Notifications/alerts

One of the big changes in systems that do tracing, getting your system to tell you when something goes wrong gets a lot easier. Since tracing systems are tracking success and failures of APIs and processing, they often integrate the ability to integrate services like Slack, Microsoft Teams, Email and even systems like Pager Duty. These integrations allow your team to respond to failures even before a customer reports it, with the processes you already have for handling these types of issues. The result is that your tracing service becomes your 24 hour monitoring team member in the support of your system.

Monitoring service/resource usage

When working on a hybrid architecture for a financial company, we ran into an issue where we started getting timeouts on a system which was hosted on-prem. The system typically responded within 30 milliseconds, but we ran into a situation where the responses were taking over 6 seconds which was the timeout for our lambda function which was making the call to the system. Using trace information, we could see that the service over time would become less responsive until the point where most of our calls would go unanswered. We quickly eliminated all other possibilities for the failure and engage with the company that created the third party system with data to back us up. Having information for all the third-party systems which your solution interacts with is critical when working through integration issues, especially if those issues happen rarely. By leveraging tracing information, the team gets this information immediately without having to put in extra effort to change their code for tracking on a case-by-case basis.

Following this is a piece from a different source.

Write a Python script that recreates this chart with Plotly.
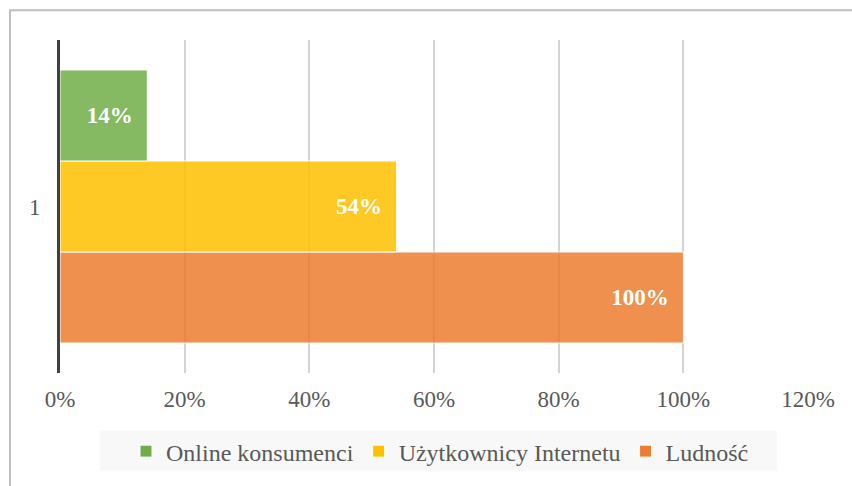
import plotly.graph_objects as go

categories = ["1"]
series_names = ["Ludność", "Użytkownicy Internetu", "Online konsumenci"]
series_values = [[1.00], [0.54], [0.14]]
series_colors = ["#ED7D31", "#FFC000", "#70AD47"]
x_tick_values = [0, 0.2, 0.4, 0.6, 0.8, 1.0, 1.2]
x_tick_labels = ["0%", "20%", "40%", "60%", "80%", "100%", "120%"]

PLOT_L, PLOT_R, PLOT_T, PLOT_B = 60, 808, 40, 375
W, H = 852, 486


def px_x(px):
    return (px - PLOT_L) / (PLOT_R - PLOT_L)


def px_y(py):
    return (PLOT_B - py) / (PLOT_B - PLOT_T)


fig = go.Figure()
for name, vals, col in zip(series_names, series_values, series_colors):
    fig.add_trace(go.Bar(
        y=categories,
        x=vals,
        name=name,
        orientation="h",
        marker=dict(color=col, opacity=0.85, line=dict(color="white", width=1)),
        texttemplate="%{x:.0%}\u00a0\u00a0",
        textposition="inside",
        insidetextanchor="end",
        textangle=0,
        textfont=dict(family="Liberation Serif", size=23, color="white", weight="bold"),
        hoverinfo="skip",
    ))

fig.update_layout(
    width=W, height=H,
    margin=dict(l=PLOT_L, r=W - PLOT_R, t=PLOT_T, b=H - PLOT_B),
    paper_bgcolor="white",
    plot_bgcolor="white",
    barmode="group",
    bargap=0.18,
    bargroupgap=0,
    font=dict(family="Liberation Serif", color="#595959", size=22),
    showlegend=True,
    legend=dict(
        orientation="h",
        traceorder="reversed",
        x=px_x(440), xanchor="center",
        y=px_y(454), yanchor="middle",
        bgcolor="rgba(0,0,0,0)",
        font=dict(family="Liberation Serif", size=24, color="#595959"),
        itemwidth=30,
    ),
    xaxis=dict(
        range=[0, 1.2],
        tickvals=x_tick_values,
        ticktext=x_tick_labels,
        showgrid=True,
        gridcolor="#d4d4d4",
        gridwidth=2,
        zeroline=False,
        showline=False,
        ticks="",
        ticklabelstandoff=10,
        tickfont=dict(family="Liberation Serif", size=23, color="#595959"),
        fixedrange=True,
    ),
    yaxis=dict(
        type="category",
        showgrid=False,
        zeroline=False,
        showline=True,
        linecolor="#404040",
        linewidth=3,
        ticks="",
        ticklabelstandoff=12,
        tickfont=dict(family="Liberation Serif", size=23, color="#595959"),
        fixedrange=True,
    ),
    shapes=[
        dict(type="rect", xref="paper", yref="paper",
             x0=px_x(100), x1=px_x(777), y0=px_y(473), y1=px_y(433),
             fillcolor="#f8f8f8", line=dict(width=0), layer="below"),
        dict(type="rect", xref="paper", yref="paper",
             x0=px_x(10), x1=px_x(900), y0=px_y(540), y1=px_y(10),
             fillcolor="rgba(0,0,0,0)", line=dict(color="#bfbfbf", width=2), layer="above"),
    ],
)

fig.write_html("out.html")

You also get the benefit of having detailed metics on function duration and memory utilization. This is critical information when your function times out or runs out of memory to understand when the behavior first started appearing and how dramatic a departure from normal usage it is. This helps your team tune the performance of the lambda function itself, and can even help the team identify when it would be better to transform the lambda function into a Step Function due to long response times.

Conclusion

The goal when moving to serverless is to eliminate focus areas so your team can focus on business objectives. Maintaining a micro-service system, ensuring visibility availability/health and shortening your time to resolution is imperative for your team to continue to focus on new capabilities rather than continually being pulled back to focus on previous work. Tracing, therefore, is imperative to your serverless team's success. Epsagon and others offers a wide variety of tools in this area which will increase your speed to deliver your solution and decrease the effort of configuring and maintaining a home-grown solution.